No matter how charming or eloquent you may be, occasionally one of your text game theft victims may decide that is in within their role play to seek revenge on you. This is perfectly fine, and you should let them. Simply lying down and taking it is not necessarily the best way to go about this, but some chance for revenge should be allowed. Here, a delicate balance should be struck. It would be boring for you to allow every single attempt on your life to succeed, but running away every time you receive a dirty look is also not conducive either. Instead, try to strike a balance. Give them a challenge, but make it possible for them to "get you back". You don't have to win every time, and presenting others with a chance for revenge will make them much more receptive to any role play attempts in the future.

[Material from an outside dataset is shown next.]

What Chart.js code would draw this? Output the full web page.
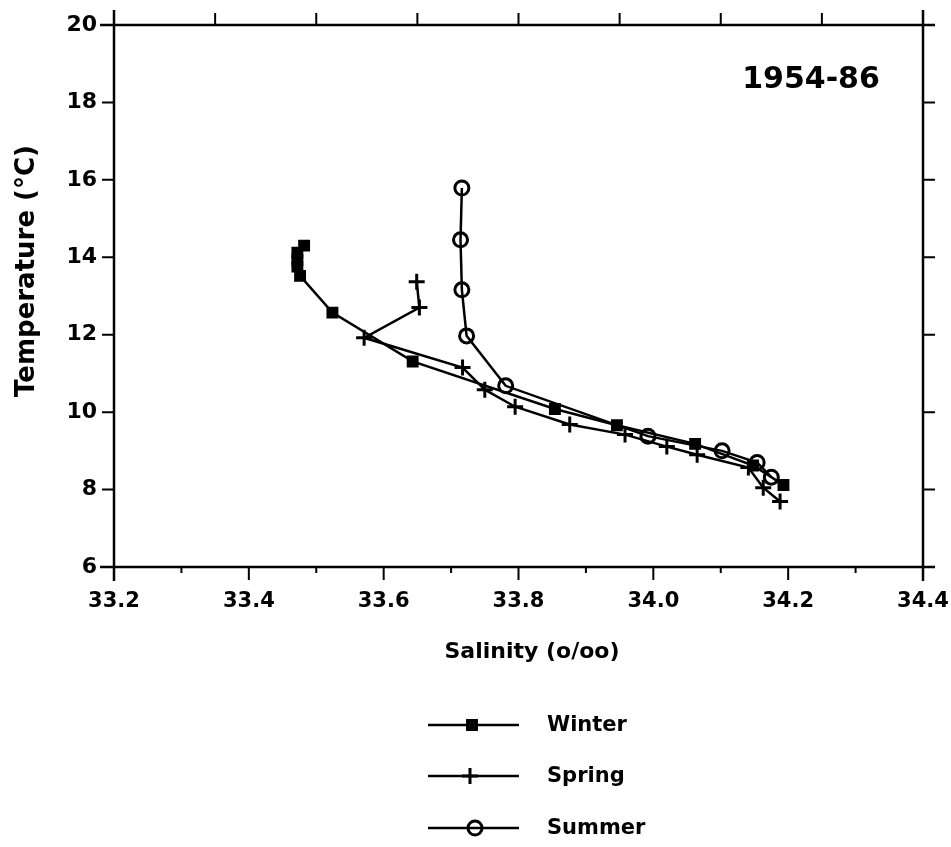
<!DOCTYPE html>
<html>
<head>
<meta charset="utf-8">
<script src="https://cdn.jsdelivr.net/npm/chart.js@4.4.0/dist/chart.umd.min.js"></script>
<style>
  html, body { margin: 0; padding: 0; background: #fff; }
  #wrap { width: 951px; height: 847px; }
</style>
</head>
<body>
<div id="wrap"><canvas id="c" width="951" height="847"></canvas></div>
<script>
// ---- data ----
const seriesNames = ['Winter', 'Spring', 'Summer'];
const winterSalinity = [33.482, 33.472, 33.472, 33.472, 33.476, 33.524, 33.643, 33.854, 33.946, 34.062, 34.148, 34.193];
const winterTemp     = [14.30, 14.12, 13.93, 13.76, 13.52, 12.57, 11.31, 10.08, 9.66, 9.18, 8.62, 8.12];
const springSalinity = [33.649, 33.653, 33.571, 33.717, 33.750, 33.795, 33.876, 33.958, 34.020, 34.065, 34.141, 34.163, 34.188];
const springTemp     = [13.37, 12.70, 11.92, 11.15, 10.58, 10.14, 9.68, 9.42, 9.11, 8.90, 8.57, 8.05, 7.69];
const summerSalinity = [33.716, 33.714, 33.716, 33.723, 33.781, 33.992, 34.102, 34.154, 34.175];
const summerTemp     = [15.79, 14.45, 13.16, 11.97, 10.68, 9.38, 9.00, 8.70, 8.32];
const xTickValues = [33.2, 33.4, 33.6, 33.8, 34.0, 34.2, 34.4];
const yTickValues = [6, 8, 10, 12, 14, 16, 18, 20];
const periodLabel = '1954-86';
const xTitle = 'Salinity (o/oo)';
const yTitle = 'Temperature (°C)';

function pts(xs, ys) { return xs.map((x, i) => ({ x: x, y: ys[i] })); }

const FONT = "'DejaVu Sans', sans-serif";
const styles = [
  { pointStyle: 'rect', radius: 7, bw: 2, bg: '#000' },
  { pointStyle: 'cross', radius: 8, bw: 3, bg: '#000' },
  { pointStyle: 'circle', radius: 7, bw: 3, bg: 'rgba(0,0,0,0)' }
];

const datasets = [
  pts(winterSalinity, winterTemp),
  pts(springSalinity, springTemp),
  pts(summerSalinity, summerTemp)
].map((d, i) => ({
  label: seriesNames[i],
  data: d,
  showLine: true,
  borderColor: '#000',
  borderWidth: 2.5,
  backgroundColor: styles[i].bg,
  pointStyle: styles[i].pointStyle,
  pointRadius: styles[i].radius,
  pointBorderWidth: styles[i].bw,
  pointBorderColor: '#000',
  pointBackgroundColor: styles[i].bg,
  tension: 0
}));

const framePlugin = {
  id: 'frame',
  afterDraw(chart) {
    const ctx = chart.ctx;
    const xs = chart.scales.x, ys = chart.scales.y;
    const L = xs.getPixelForValue(33.2), R = xs.getPixelForValue(34.4);
    const T = ys.getPixelForValue(20), B = ys.getPixelForValue(6);
    ctx.save();
    ctx.strokeStyle = '#000';
    ctx.lineCap = 'butt';
    ctx.lineWidth = 2.5;
    ctx.beginPath();
    ctx.moveTo(L - 14, T); ctx.lineTo(R + 12, T);
    ctx.moveTo(L - 14, B); ctx.lineTo(R + 12, B);
    ctx.moveTo(L, T - 15); ctx.lineTo(L, B + 14);
    ctx.moveTo(R, T - 15); ctx.lineTo(R, B + 14);
    ctx.stroke();
    ctx.lineWidth = 2;
    ctx.beginPath();
    // bottom ticks: major every 0.2, minor every 0.1
    for (let k = 0; k <= 12; k++) {
      const v = 33.2 + k * 0.1;
      const px = xs.getPixelForValue(v);
      const len = (k % 2 === 0) ? 13 : 6;
      ctx.moveTo(px, B); ctx.lineTo(px, B + len);
    }
    // top ticks: 8 equal intervals
    for (let k = 0; k <= 8; k++) {
      const v = 33.2 + k * 0.15;
      const px = xs.getPixelForValue(v);
      ctx.moveTo(px, T); ctx.lineTo(px, T - 12);
    }
    // left and right ticks
    yTickValues.forEach(v => {
      const py = ys.getPixelForValue(v);
      ctx.moveTo(L, py); ctx.lineTo(L - 12, py);
      ctx.moveTo(R, py); ctx.lineTo(R + 12, py);
    });
    ctx.stroke();

    ctx.fillStyle = '#000';
    // axis titles
    ctx.font = "bold 22px " + FONT;
    ctx.textAlign = 'center';
    ctx.textBaseline = 'middle';
    ctx.fillText(xTitle, 532, 652);
    ctx.save();
    ctx.translate(27, 271);
    ctx.rotate(-Math.PI / 2);
    ctx.font = "bold 26px " + FONT;
    ctx.fillText(yTitle, 0, 0);
    ctx.restore();

    // period label
    ctx.font = "bold 30px " + FONT;
    ctx.fillText(periodLabel, 811, 80);

    // legend
    const rowsY = [725, 776, 828];
    const markX = [472, 470, 475];
    chart.data.datasets.forEach((ds, i) => {
      const y = rowsY[i];
      ctx.lineWidth = 2.5;
      ctx.strokeStyle = '#000';
      ctx.beginPath();
      ctx.moveTo(428, y); ctx.lineTo(519, y);
      ctx.stroke();
      ctx.lineWidth = styles[i].bw;
      ctx.fillStyle = styles[i].bg;
      Chart.helpers.drawPoint(ctx, {
        pointStyle: styles[i].pointStyle,
        radius: styles[i].radius,
        rotation: 0,
        borderWidth: styles[i].bw
      }, markX[i], y);
      ctx.fillStyle = '#000';
      ctx.font = "bold 21px " + FONT;
      ctx.textAlign = 'left';
      ctx.textBaseline = 'middle';
      ctx.fillText(ds.label, 547, y + 1);
    });
    ctx.restore();
  }
};

new Chart(document.getElementById('c'), {
  type: 'scatter',
  data: { datasets: datasets },
  plugins: [framePlugin],
  options: {
    responsive: false,
    animation: false,
    layout: { padding: { left: 0, right: 28, top: 25, bottom: 170 } },
    plugins: { legend: { display: false }, tooltip: { enabled: false } },
    scales: {
      x: {
        type: 'linear',
        min: 33.2, max: 34.4,
        afterFit(scale) { scale.height = 110; scale.paddingRight = 0; scale.paddingLeft = 0; },
        afterBuildTicks(scale) { scale.ticks = xTickValues.map(v => ({ value: v })); },
        grid: { display: true, drawOnChartArea: false, drawTicks: true, tickLength: 12, color: 'rgba(0,0,0,0)' },
        border: { display: false },
        ticks: {
          padding: 10,
          color: '#000',
          font: { family: FONT, size: 21, weight: 'bold' },
          maxRotation: 0,
          callback: v => v.toFixed(1)
        },
        title: { display: false }
      },
      y: {
        type: 'linear',
        min: 6, max: 20,
        afterFit(scale) { scale.width = 114; scale.paddingTop = 0; scale.paddingBottom = 0; },
        afterBuildTicks(scale) { scale.ticks = yTickValues.map(v => ({ value: v })); },
        grid: { display: true, drawOnChartArea: false, drawTicks: true, tickLength: 12, color: 'rgba(0,0,0,0)' },
        border: { display: false },
        ticks: {
          padding: 5,
          color: '#000',
          font: { family: FONT, size: 22, weight: 'bold' },
          callback: v => String(v)
        },
        title: { display: false }
      }
    }
  }
});
</script>
</body>
</html>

Limiting what you steal is another important part of being a thief. You as a player have to limit yourself by remembering that there are other players behind the text game characters you take from. Because of this, many players choose to limit themselves as a player where their character might not. Try to not take everything in sight simply because you can; aim for a few things. Take their gold and armour but leave their sword, for instance. Stealing everything a text game character has will usually greatly upset the player and make enjoying the text game difficult for them. Also, in the event that one of them items you steal has some sort of emotional significance, be open to the possibility of bartering or trading it back. Your character makes a bit of gold, their character gets a special item back, and the player behind the character doesn't lose what might be a major role play device.

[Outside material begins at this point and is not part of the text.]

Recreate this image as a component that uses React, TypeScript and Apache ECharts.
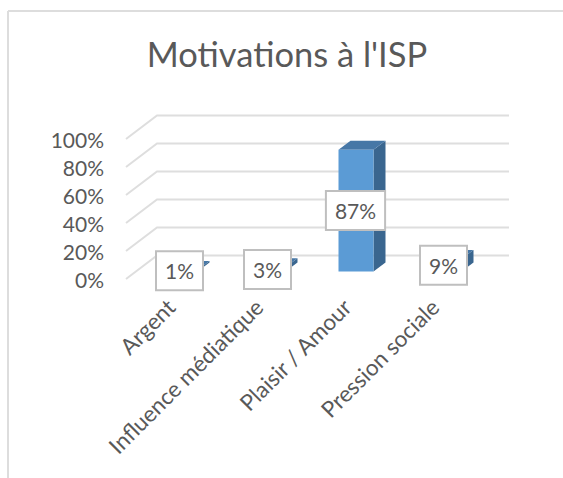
import React, { useEffect, useRef } from "react";
import * as echarts from "echarts";

const titleText = "Motivations à l'ISP";
const categories = ["Argent", "Influence médiatique", "Plaisir / Amour", "Pression sociale"];
const values = [1, 3, 87, 9];
const yTicks = [0, 20, 40, 60, 80, 100];

const FONT = 'Lato, sans-serif';
const TEXT = "#595959";
const GRID = "#DEDEDE";
const WALL_DX = 31, WALL_DY = -23.5;
const BAR_DX = 10, BAR_DY = -7.5;
const SIDE_DX = 12, SIDE_DY = -9;
const BAR_W = 35;

export default function App() {
  const ref = useRef<HTMLDivElement>(null);
  useEffect(() => {
    document.body.style.margin = "0";
    const chart = echarts.init(ref.current!, null, { renderer: "svg" });
    chart.setOption({
      animation: false,
      backgroundColor: "#fff",
      title: {
        text: titleText, left: 282, top: 31, textAlign: "center",
        textStyle: { fontFamily: FONT, fontSize: 34.5, fontWeight: "normal", color: TEXT },
      },
      grid: [
        { left: 126, top: 139, width: 352, height: 140 },
        { left: 127, top: 139, width: 352, height: 140 },
      ],
      xAxis: [
        { type: "category", gridIndex: 0, data: categories, axisLine: { show: false }, axisTick: { show: false }, axisLabel: { show: false } },
        {
          type: "category", gridIndex: 1, data: categories, axisLine: { show: false }, axisTick: { show: false },
          axisLabel: { rotate: 45, interval: 0, margin: 24, fontFamily: FONT, fontSize: 22.5, color: TEXT },
        },
      ],
      yAxis: [
        {
          type: "value", gridIndex: 0, min: 0, max: 100, interval: 20,
          axisLine: { show: false }, axisTick: { show: false }, splitLine: { show: false },
          axisLabel: { margin: 22, fontFamily: FONT, fontSize: 21, color: TEXT, formatter: "{value}%" },
        },
        { type: "value", gridIndex: 1, min: 0, max: 100, show: false },
      ],
      graphic: [
        { type: "line", shape: { x1: 8, y1: 11, x2: 563, y2: 11 }, style: { stroke: "#DDDDDD", lineWidth: 2 } },
        { type: "line", shape: { x1: 8, y1: 11, x2: 8, y2: 478 }, style: { stroke: "#DDDDDD", lineWidth: 2 } },
      ],
      series: [
        {
          type: "custom", xAxisIndex: 0, yAxisIndex: 0, z: 1,
          data: yTicks.map((t) => [0, t]),
          renderItem: (params: any, api: any) => {
            const y = api.coord([0, api.value(1)])[1];
            const x0 = params.coordSys.x;
            const x1 = x0 + params.coordSys.width;
            return {
              type: "polyline",
              shape: { points: [[x0, y], [x0 + WALL_DX, y + WALL_DY], [x1 + WALL_DX, y + WALL_DY]] },
              style: { stroke: GRID, lineWidth: 2, fill: "none" },
            };
          },
        },
        {
          type: "custom", xAxisIndex: 0, yAxisIndex: 0, z: 2,
          data: values.map((v, i) => [i, v]),
          renderItem: (_p: any, api: any) => {
            const [cx, top] = api.coord([api.value(0), api.value(1)]);
            const base = api.coord([api.value(0), 0])[1] + BAR_DY;
            const l = cx + BAR_DX - BAR_W / 2, r = l + BAR_W, t = top + BAR_DY;
            return {
              type: "group",
              children: [
                { type: "polygon", shape: { points: [[r, t], [r + SIDE_DX, t + SIDE_DY], [r + SIDE_DX, base + SIDE_DY], [r, base]] }, style: { fill: "#3A668F" } },
                { type: "polygon", shape: { points: [[l, t], [l + SIDE_DX, t + SIDE_DY], [r + SIDE_DX, t + SIDE_DY], [r, t]] }, style: { fill: "#4677A6" } },
                { type: "rect", shape: { x: l, y: t, width: BAR_W, height: base - t }, style: { fill: "#5B9BD5" } },
              ],
            };
          },
        },
        {
          type: "custom", xAxisIndex: 0, yAxisIndex: 0, z: 3,
          data: values.map((v, i) => [i, v]),
          renderItem: (_p: any, api: any) => {
            const [cx, top] = api.coord([api.value(0), api.value(1)]);
            const base = api.coord([api.value(0), 0])[1];
            return {
              type: "text",
              x: cx + BAR_DX - 0.5,
              y: (top + base) / 2 + BAR_DY,
              style: {
                text: api.value(1) + "%",
                align: "center", verticalAlign: "middle",
                font: `21px ${FONT}`, fill: TEXT,
                backgroundColor: "#fff", borderColor: "#BFBFBF", borderWidth: 2,
                padding: [8, 8, 8, 8],
              },
            };
          },
        },
      ],
    });
    return () => chart.dispose();
  }, []);
  return <div ref={ref} style={{ width: 563, height: 478 }} />;
}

The most important part of being a successful thief is remembering that it is your job to provide an enjoyable experience for the other text game players as well. Because you initiate the contact, you must make sure to provide some sort of role play outlet for them. You must also be willing to play the loss to an extent, allow them to "get you back" to prevent the other text game players from becoming frustrated or irate. And finally you must limit yourself in terms of what you steal. Remember, keeping the other players happy is important. Without them, you'd have no one to rob.